TASK REQUIREMENTS
From the first line of the data below through the line bearing "3500, 4000, 4500];", reproduce each line exactly; do not include pictures.
++++++++++++++++++++
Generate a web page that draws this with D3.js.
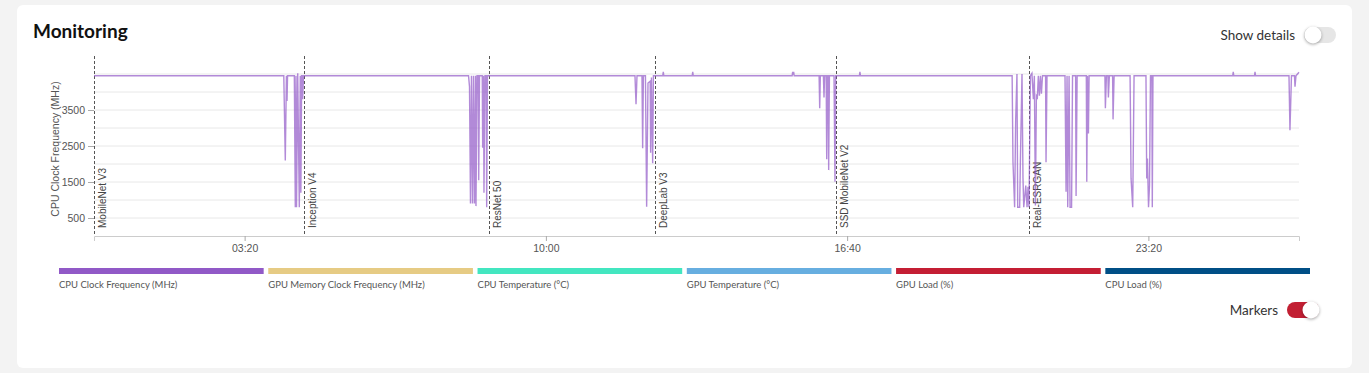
<!DOCTYPE html>
<html>
<head>
<meta charset="utf-8">
<script src="https://cdn.jsdelivr.net/npm/d3@7"></script>
<style>
    body { margin: 0; background: #f3f3f3; font-family: Lato, "Open Sans", sans-serif; }
    #monitoring { width: 1369px; height: 373px; }
</style>
</head>
<body>
<div id="monitoring"></div>
<script>

// Legend series
const seriesNames = ["CPU Clock Frequency (MHz)", "GPU Memory Clock Frequency (MHz)", "CPU Temperature (°C)",
    "GPU Temperature (°C)", "GPU Load (%)", "CPU Load (%)"];
const seriesColors = ["#9159c7", "#e6cb84", "#43e6c0", "#67aee0", "#c41e34", "#004f86"];

// Benchmark markers (minutes from start)
const markerNames = ["MobileNet V3", "Inception V4", "ResNet 50", "DeepLab V3", "SSD MobileNet V2", "Real-ESRGAN"];
const markerMinutes = [0, 279, 524.5, 745, 985, 1242];

// Axis ticks
const xTickMinutes = [200, 600, 1000, 1400];
const xTickLabels = ["03:20", "10:00", "16:40", "23:20"];
const yTickValues = [500, 1500, 2500, 3500];
const yGridValues = [500, 1000, 1500, 2000, 2500, 3000, 3500, 4000, 4500];

// CPU clock samples: [minute, MHz]
const cpuClockSamples = [
    [0, 4450],
    [252, 4450], [254, 2100], [255.5, 4450], [256.3, 3750], [257, 4450],
    [266, 4450], [267.3, 800], [268.2, 4450], [268.9, 800], [270.5, 4520], [272.6, 800], [273.9, 4450],
    [274.7, 1200], [275.7, 4450], [276.5, 4450], [277.1, 3800], [278.2, 4450],
    [497.3, 4450], [498.6, 4150], [499.9, 900], [501.2, 4450], [502.6, 900], [503.9, 4450], [505.2, 900],
    [506.6, 4450], [507.2, 830], [508.6, 4450], [510.2, 4450], [510.8, 1550], [511.9, 4450], [515.5, 4450],
    [516.1, 2450], [517.2, 4450], [517.8, 1200], [519.2, 4450], [520.8, 4450], [521.4, 800], [522.5, 4450],
    [718.3, 4450], [719.7, 3660], [721, 4450], [727.6, 4450], [728.5, 2440], [729.5, 4450], [732.2, 4450],
    [733.8, 815], [735.6, 4250], [738.5, 4300], [739.1, 2310], [740.2, 4400], [741.8, 2020], [742.8, 4450],
    [755.2, 4450], [755.9, 4560], [756.6, 4450],
    [794.3, 4450], [795, 4560], [795.7, 4450],
    [927, 4450], [927.7, 4560], [928.3, 4480], [929, 4560], [929.7, 4450],
    [962.8, 4450], [963.6, 3550], [964.4, 4450], [968.5, 4450], [969.3, 3850], [970.1, 4450], [972.2, 4450],
    [972.9, 2130], [974, 4450], [975, 4450], [975.5, 1830], [976.5, 4450], [982.6, 4450], [983.9, 1510],
    [984.8, 4450],
    [1016.3, 4450], [1017, 4560], [1017.7, 4450],
    [1219.1, 4450], [1220.2, 2060], [1222.4, 800], [1223.8, 3220], [1225.5, 4500], [1226.5, 800], [1229.1, 800],
    [1230, 2000], [1232.2, 4500], [1233.5, 1620], [1234.5, 800], [1237.2, 1400], [1238.9, 800], [1240.2, 1370],
    [1241.5, 800], [1243.4, 4450], [1245.4, 4520], [1247.3, 3800], [1248.6, 4450], [1250, 850], [1251.3, 3900],
    [1252.6, 3850], [1253.9, 4450], [1255.3, 3900], [1256.7, 4450], [1258, 3950], [1259.4, 4450],
    [1263.5, 4450], [1264.1, 2050], [1265.4, 4450],
    [1289.3, 4450], [1290.7, 1230], [1292, 4450], [1292.9, 800], [1294.7, 4450], [1296, 800], [1298, 800],
    [1299.3, 4450], [1303.4, 4450], [1304, 1110], [1305.4, 4450], [1317.6, 4450], [1318.2, 1510],
    [1319.2, 4450], [1320.4, 2850], [1321.3, 4450],
    [1342.3, 4450], [1342.9, 3550], [1344.3, 4450], [1346.3, 4450], [1346.9, 3850], [1348.2, 4450],
    [1352.5, 4450], [1353.1, 3240], [1354.5, 4450],
    [1375.7, 4450], [1377, 1600], [1379.2, 800], [1381, 4450],
    [1396.8, 4450], [1397.8, 1600], [1398.8, 2150], [1400.2, 800], [1401.5, 1400], [1402.8, 4450],
    [1404.6, 4450], [1405.2, 800], [1406.1, 4450],
    [1512, 4450], [1512.7, 4560], [1513.4, 4450], [1540.9, 4450], [1541.6, 4560], [1542.3, 4450],
    [1586.7, 4450], [1588, 2940], [1590, 4450], [1594, 4450], [1594.7, 4150], [1596, 4450], [1600, 4550]
];

class MonitoringVis {

    constructor(parentElement) {
        this.parentElement = parentElement;
        this.initVis();
    }

    initVis() {
        let vis = this;

        vis.width = 1369;
        vis.height = 373;
        vis.plot = {left: 94, right: 1299, top: 56, bottom: 236};

        vis.svg = d3.select("#" + vis.parentElement).append("svg")
            .attr("width", vis.width)
            .attr("height", vis.height);

        // card
        vis.svg.append("rect")
            .attr("x", 17).attr("y", 5)
            .attr("width", 1335).attr("height", 363)
            .attr("rx", 6)
            .attr("fill", "#fff");

        vis.svg.append("text")
            .attr("x", 33).attr("y", 38)
            .attr("font-size", 19).attr("font-weight", 700)
            .attr("fill", "#111")
            .text("Monitoring");

        vis.drawToggle(1295, 35, "Show details", false);
        vis.drawToggle(1278, 310, "Markers", true);

        vis.x = d3.scaleLinear()
            .domain([0, 1600])
            .range([vis.plot.left, vis.plot.right]);

        vis.y = d3.scaleLinear()
            .domain([0, 5000])
            .range([vis.plot.bottom, vis.plot.top]);

        vis.updateVis();
    }

    drawToggle(textRight, cy, label, on) {
        let vis = this;
        let g = vis.svg.append("g");

        g.append("text")
            .attr("x", textRight).attr("y", cy + 5)
            .attr("text-anchor", "end")
            .attr("font-size", 13.5)
            .attr("fill", "#333")
            .text(label);

        let x0 = textRight + 9;
        g.append("rect")
            .attr("x", x0).attr("y", cy - 8)
            .attr("width", 32).attr("height", 16)
            .attr("rx", 8)
            .attr("fill", on ? "#c21f33" : "#e6e6e6");

        g.append("circle")
            .attr("cx", on ? x0 + 24 : x0 + 9).attr("cy", cy)
            .attr("r", 8.5)
            .attr("fill", "#fff")
            .style("filter", "drop-shadow(0px 1px 1.5px rgba(0,0,0,0.35))");
    }

    updateVis() {
        let vis = this;

        // gridlines
        vis.svg.append("g")
            .selectAll("line")
            .data(yGridValues)
            .enter().append("line")
            .attr("x1", vis.plot.left).attr("x2", vis.plot.right)
            .attr("y1", d => vis.y(d)).attr("y2", d => vis.y(d))
            .attr("stroke", "#e8e8e8");

        // y axis
        let yAxis = d3.axisLeft(vis.y)
            .tickValues(yTickValues)
            .tickFormat(d3.format("d"))
            .tickSize(6)
            .tickPadding(3);

        let yG = vis.svg.append("g")
            .attr("transform", `translate(${vis.plot.left}, 0)`)
            .call(yAxis);
        yG.select(".domain").remove();
        yG.selectAll("line").attr("stroke", "#aaa");
        yG.selectAll("text")
            .attr("font-family", "'Liberation Sans', Arial, sans-serif")
            .attr("font-size", 10.5)
            .attr("fill", "#555");

        vis.svg.append("text")
            .attr("transform", `translate(59, 149) rotate(-90)`)
            .attr("text-anchor", "middle")
            .attr("font-family", "'Liberation Sans', Arial, sans-serif")
            .attr("font-size", 10.5)
            .attr("fill", "#555")
            .text("CPU Clock Frequency (MHz)");

        // x axis
        let xAxis = d3.axisBottom(vis.x)
            .tickValues(xTickMinutes)
            .tickFormat((d, i) => xTickLabels[i])
            .tickSize(5)
            .tickSizeOuter(5)
            .tickPadding(4);

        let xG = vis.svg.append("g")
            .attr("transform", `translate(0, ${vis.plot.bottom})`)
            .call(xAxis);
        xG.select(".domain").attr("stroke", "#ccc");
        xG.selectAll("line").attr("stroke", "#aaa");
        xG.selectAll("text")
            .attr("font-family", "'Liberation Sans', Arial, sans-serif")
            .attr("font-size", 10.5)
            .attr("fill", "#555");

        // benchmark markers
        let markers = vis.svg.append("g")
            .selectAll("g")
            .data(markerNames)
            .enter().append("g")
            .attr("transform", (d, i) => `translate(${Math.round(vis.x(markerMinutes[i])) + 0.5}, 0)`);

        markers.append("line")
            .attr("y1", vis.plot.top).attr("y2", vis.plot.bottom)
            .attr("stroke", "#555")
            .attr("stroke-dasharray", "3,2");

        markers.append("text")
            .attr("transform", `translate(11, ${vis.plot.bottom - 8}) rotate(-90)`)
            .attr("font-family", "'Liberation Sans', Arial, sans-serif")
            .attr("font-size", 10)
            .attr("fill", "#444")
            .text(d => d);

        // cpu clock line
        let line = d3.line()
            .x(d => vis.x(d[0]))
            .y(d => vis.y(d[1]))
            .curve(d3.curveLinear);

        vis.svg.append("path")
            .datum(cpuClockSamples)
            .attr("d", line)
            .attr("fill", "none")
            .attr("stroke", seriesColors[0])
            .attr("stroke-opacity", 0.7)
            .attr("stroke-width", 1.4);

        // legend
        let band = d3.scaleBand()
            .domain(seriesNames)
            .range([59, 1310])
            .paddingInner(0.022);

        let legend = vis.svg.append("g")
            .selectAll("g")
            .data(seriesNames)
            .enter().append("g")
            .attr("transform", d => `translate(${band(d)}, 0)`);

        legend.append("rect")
            .attr("y", 268)
            .attr("width", band.bandwidth())
            .attr("height", 6)
            .attr("fill", (d, i) => seriesColors[i]);

        legend.append("text")
            .attr("y", 288)
            .attr("font-size", 9.5)
            .attr("fill", "#555")
            .text(d => d);
    }
}

new MonitoringVis("monitoring");

</script>
</body>
</html>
++++++++++++++++++++
RESPONSE TO THE TASK
Generate a web page that draws this with D3.js.
<!DOCTYPE html>
<html>
<head>
<meta charset="utf-8">
<script src="https://cdn.jsdelivr.net/npm/d3@7"></script>
<style>
    body { margin: 0; background: #f3f3f3; font-family: Lato, "Open Sans", sans-serif; }
    #monitoring { width: 1369px; height: 373px; }
</style>
</head>
<body>
<div id="monitoring"></div>
<script>

// Legend series
const seriesNames = ["CPU Clock Frequency (MHz)", "GPU Memory Clock Frequency (MHz)", "CPU Temperature (°C)",
    "GPU Temperature (°C)", "GPU Load (%)", "CPU Load (%)"];
const seriesColors = ["#9159c7", "#e6cb84", "#43e6c0", "#67aee0", "#c41e34", "#004f86"];

// Benchmark markers (minutes from start)
const markerNames = ["MobileNet V3", "Inception V4", "ResNet 50", "DeepLab V3", "SSD MobileNet V2", "Real-ESRGAN"];
const markerMinutes = [0, 279, 524.5, 745, 985, 1242];

// Axis ticks
const xTickMinutes = [200, 600, 1000, 1400];
const xTickLabels = ["03:20", "10:00", "16:40", "23:20"];
const yTickValues = [500, 1500, 2500, 3500];
const yGridValues = [500, 1000, 1500, 2000, 2500, 3000, 3500, 4000, 4500];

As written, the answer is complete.